For a complicated fracture system with principal fractures (primary fractures), branch fractures (secondary fractures) and lower-level fractures (tertiary and quaternary fractures), the study demonstrates  that the proppant with 70–140 meshes can enter the secondary, tertiary and quaternary fractures, while the proppant with 20–40 meshes can hardly enter the secondary fracture or fractures of lower level.
Multi-scale small-sized proppant can enter different branch fractures for sealing, filtrate reduction and support. Moreover, when the proppant grain size reduces by one level, the subsidence velocity can decline 1/3–1/2, which is favorable for improving far-well vertical support efficiency of small and micro fractures. In addition, with the increase of closing pressure, the difference of conductivity between small particle diameter proppant and large particle diameter proppant tends to decrease. In field operation, the small particle diameter proppant may have increased sanding concentration, so it may realize higher conductivity than large particle diameter proppant.
For the above purpose, the small grain proppant should be injected for a relatively long time; otherwise, a part of proppant may retain in the principal fractures to choke the conductivity. Therefore, the design of sanding procedure is extremely essential. The small grain proppant should be added mainly by carrying with low-viscosity slick water. If the viscosity of carrying fluid is high, the small grain proppant holds large dragging force and thus can’t easily enter the small-scale fracture system. The high-viscosity gel can be injected along with continuous sanding to improve the composite sand/fluid ratio.

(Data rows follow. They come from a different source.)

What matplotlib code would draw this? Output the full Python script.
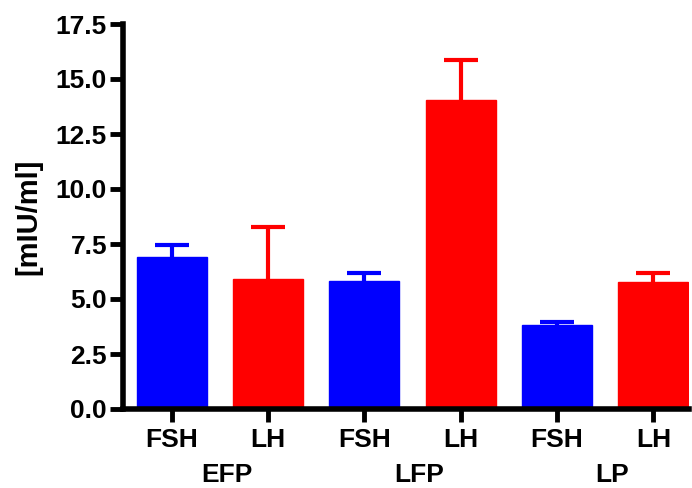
import matplotlib
matplotlib.use("Agg")
import matplotlib.pyplot as plt
import matplotlib.transforms as mtransforms

plt.rcParams['font.family'] = ['Liberation Sans', 'DejaVu Sans']
plt.rcParams['font.weight'] = 'bold'

categories = ["FSH", "LH", "FSH", "LH", "FSH", "LH"]
groups = ["EFP", "LFP", "LP"]
values = [6.93, 5.90, 5.80, 14.05, 3.83, 5.78]
errors = [0.52, 2.36, 0.36, 1.82, 0.13, 0.40]
colors = ["#0000FF", "#FF0000", "#0000FF", "#FF0000", "#0000FF", "#FF0000"]
yticks = [0.0, 2.5, 5.0, 7.5, 10.0, 12.5, 15.0, 17.5]

fig = plt.figure(figsize=(6.92, 4.88), dpi=100)
ax = fig.add_axes([123/692, 1 - 409/488, (689 - 123)/692, (409 - 24)/488])

x = list(range(len(values)))
ax.bar(x, values, width=0.725, color=colors, edgecolor=colors, linewidth=1, zorder=2)
for xi, v, e, c in zip(x, values, errors, colors):
    eb = ax.errorbar([xi], [v], yerr=[[0], [e]], fmt='none', ecolor=c,
                     elinewidth=3, capsize=12.5, capthick=3, zorder=3)
    caps = eb[1]
    if len(caps) > 1:
        caps[0].set_visible(False)

ax.set_ylim(0, 17.5)
ax.set_xlim(-0.505, 5.37)
ax.set_yticks(yticks)
ax.set_yticklabels([f"{t:.1f}" for t in yticks], fontsize=19, fontweight='bold')
ax.set_xticks(x)
ax.set_xticklabels(categories, fontsize=19, fontweight='bold')

for s in ['top', 'right']:
    ax.spines[s].set_visible(False)
for s in ['left', 'bottom']:
    ax.spines[s].set_linewidth(4)
    ax.spines[s].set_capstyle('projecting')
ax.tick_params(axis='both', width=3.5, length=9.5, color='black')
ax.tick_params(axis='y', pad=2)
ax.tick_params(axis='x', pad=4)

trans = mtransforms.blended_transform_factory(ax.transData, fig.transFigure)
for i, g in enumerate(groups):
    ax.text(2 * i + 0.5 + 0.07, 1 - 463/488, g, transform=trans, ha='center', va='top',
            fontsize=19, fontweight='bold')

fig.text(28/692, 1 - 216.5/488, "[mIU/ml]", rotation=90, ha='center', va='center',
         fontsize=21, fontweight='bold')

fig.savefig("out.png", dpi=100)
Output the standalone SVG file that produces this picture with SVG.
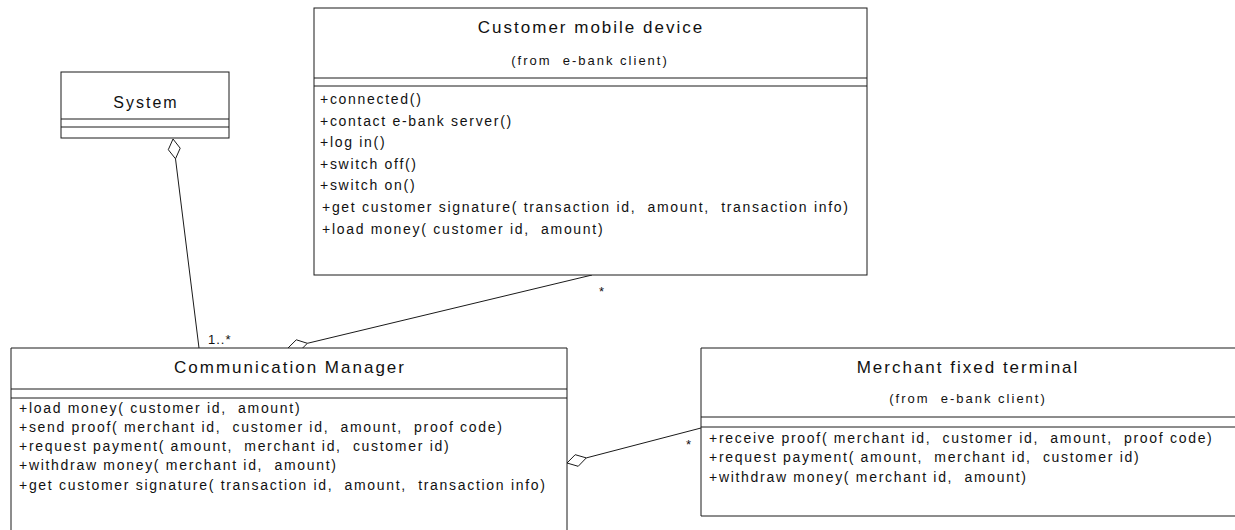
<svg xmlns="http://www.w3.org/2000/svg" width="1235" height="530" viewBox="0 0 1235 530">
  <style>
    .box { fill: #ffffff; stroke: #1a1a1a; stroke-width: 1; }
    .sep { stroke: #1a1a1a; stroke-width: 1; }
    .title { font-family: "Liberation Sans", Arial, sans-serif; font-size: 17px; letter-spacing: 2px; fill: #111; text-anchor: middle; }
    .sub { font-family: "Liberation Sans", Arial, sans-serif; font-size: 13px; letter-spacing: 2px; fill: #111; text-anchor: middle; }
    .op { font-family: "Liberation Sans", Arial, sans-serif; font-size: 14px; letter-spacing: 1.7px; fill: #111; }
    .mult { font-family: "Liberation Sans", Arial, sans-serif; font-size: 13px; letter-spacing: 1px; fill: #111; }
    .conn { stroke: #1a1a1a; stroke-width: 1; fill: none; }
    .agg { stroke: #1a1a1a; stroke-width: 1; fill: #ffffff; }
  </style>

  <!-- association lines with aggregation diamonds -->
  <g id="connectors">
    <line class="conn" x1="175.5" y1="158.8" x2="199" y2="348"/>
    <polygon class="agg" points="173,139 180.2,148.2 175.5,158.8 168.3,149.7"/>
    <text class="mult" x="208" y="344">1..*</text>

    <line class="conn" x1="307.4" y1="343.3" x2="592" y2="275"/>
    <polygon class="agg" points="288,348 296.3,339.8 307.4,343.3 299.1,351.5"/>
    <text class="mult" x="599" y="296">*</text>

    <line class="conn" x1="586.3" y1="457.9" x2="701" y2="428"/>
    <polygon class="agg" points="567,463 575.2,454.7 586.3,457.9 578.2,466.3"/>
    <text class="mult" x="686" y="449">*</text>
  </g>

  <g id="system">
    <rect class="box" x="61" y="72" width="168" height="66"/>
    <line class="sep" x1="61" y1="119" x2="229" y2="119"/>
    <line class="sep" x1="61" y1="127" x2="229" y2="127"/>
    <text class="title" x="146" y="108" style="font-size:16px">System</text>
  </g>

  <g id="customer-mobile-device">
    <rect class="box" x="314" y="8" width="553" height="267"/>
    <line class="sep" x1="314" y1="78" x2="867" y2="78"/>
    <line class="sep" x1="314" y1="86" x2="867" y2="86"/>
    <text class="title" x="591" y="33">Customer mobile device</text>
    <text class="sub" x="590" y="65">(from&#160; e-bank client)</text>
    <text class="op" x="320" y="104">+connected()</text>
    <text class="op" x="320" y="126">+contact e-bank server()</text>
    <text class="op" x="320" y="147">+log in()</text>
    <text class="op" x="320" y="169">+switch off()</text>
    <text class="op" x="320" y="190">+switch on()</text>
    <text class="op" x="322" y="212">+get customer signature( transaction id,&#160; amount,&#160; transaction info)</text>
    <text class="op" x="322" y="234">+load money( customer id,&#160; amount)</text>
  </g>

  <g id="communication-manager">
    <path class="box" d="M11,531 V348 H567 V531"/>
    <line class="sep" x1="11" y1="389" x2="567" y2="389"/>
    <line class="sep" x1="11" y1="398" x2="567" y2="398"/>
    <text class="title" x="290" y="373">Communication Manager</text>
    <text class="op" x="19" y="413">+load money( customer id,&#160; amount)</text>
    <text class="op" x="19" y="432">+send proof( merchant id,&#160; customer id,&#160; amount,&#160; proof code)</text>
    <text class="op" x="19" y="451">+request payment( amount,&#160; merchant id,&#160; customer id)</text>
    <text class="op" x="19" y="470">+withdraw money( merchant id,&#160; amount)</text>
    <text class="op" x="19" y="490">+get customer signature( transaction id,&#160; amount,&#160; transaction info)</text>
  </g>

  <g id="merchant-fixed-terminal">
    <path class="box" d="M1236,348 H701 V516 H1236"/>
    <line class="sep" x1="701" y1="417" x2="1235" y2="417"/>
    <line class="sep" x1="701" y1="427" x2="1235" y2="427"/>
    <text class="title" x="968" y="373">Merchant fixed terminal</text>
    <text class="sub" x="968" y="403">(from&#160; e-bank client)</text>
    <text class="op" x="709" y="443">+receive proof( merchant id,&#160; customer id,&#160; amount,&#160; proof code)</text>
    <text class="op" x="709" y="462">+request payment( amount,&#160; merchant id,&#160; customer id)</text>
    <text class="op" x="709" y="482">+withdraw money( merchant id,&#160; amount)</text>
  </g>
</svg>
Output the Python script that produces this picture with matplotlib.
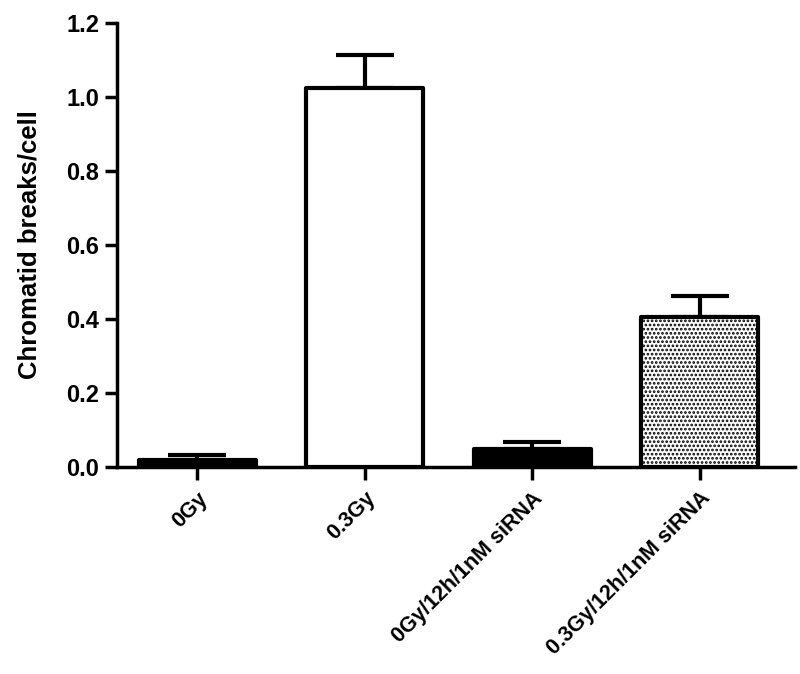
import matplotlib
matplotlib.use('Agg')
import matplotlib.pyplot as plt
import numpy as np

# values
groups = ['0Gy', '0.3Gy', '0Gy/12h/1nM siRNA', '0.3Gy/12h/1nM siRNA']
means = [0.018, 1.024, 0.048, 0.405]
errs = [0.015, 0.088, 0.020, 0.056]
fills = ['black', 'white', 'black', 'white']
hatches = [None, None, None, '....']

plt.rcParams['font.family'] = ['Liberation Sans', 'DejaVu Sans']
plt.rcParams['font.weight'] = 'bold'
plt.rcParams['hatch.linewidth'] = 1.3

fig = plt.figure(figsize=(8, 6.74), dpi=100)
ax = fig.add_axes([0.146, 0.307, 0.848, 0.659])

x = np.arange(len(groups))
for i in range(len(groups)):
    ax.bar(x[i], means[i], width=0.7, color=fills[i], edgecolor='black',
           linewidth=3, hatch=hatches[i], joinstyle='round', zorder=2)

ax.errorbar(x, means, yerr=[np.zeros(len(errs)), errs], fmt='none',
            ecolor='black', elinewidth=3, capsize=21, capthick=3, zorder=1)

ax.set_xlim(-0.48, 3.57)
ax.set_ylim(0, 1.2)
ax.set_yticks([0.0, 0.2, 0.4, 0.6, 0.8, 1.0, 1.2])
ax.set_yticklabels(['0.0', '0.2', '0.4', '0.6', '0.8', '1.0', '1.2'],
                   fontsize=17, fontweight='bold')
ax.set_xticks(x)
ax.set_xticklabels(groups, rotation=45, ha='right', rotation_mode='anchor',
                   fontsize=15.5, fontweight='bold')
ax.set_ylabel('Chromatid breaks/cell', fontsize=18.5, fontweight='bold', labelpad=18)

for s in ['top', 'right']:
    ax.spines[s].set_visible(False)
for s in ['left', 'bottom']:
    ax.spines[s].set_linewidth(2.5)
ax.tick_params(axis='both', direction='out', length=9, width=2.5)
ax.tick_params(axis='x', pad=6)

fig.savefig('out.png', dpi=100)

Finally, considering the precise proportion of fracture in different scales calculated in Table 4, the mixed grain sanding technique can be applied in some cases, namely, the small grain proppant mixes with medium or large grain proppant in a certain proportion, and is carried by low- and medium-viscosity slick water. In this way, the grain size range of proppant is improved, and the proppant with different grain sizes can be transmitted into the corresponding multi-scale fractures under natural action.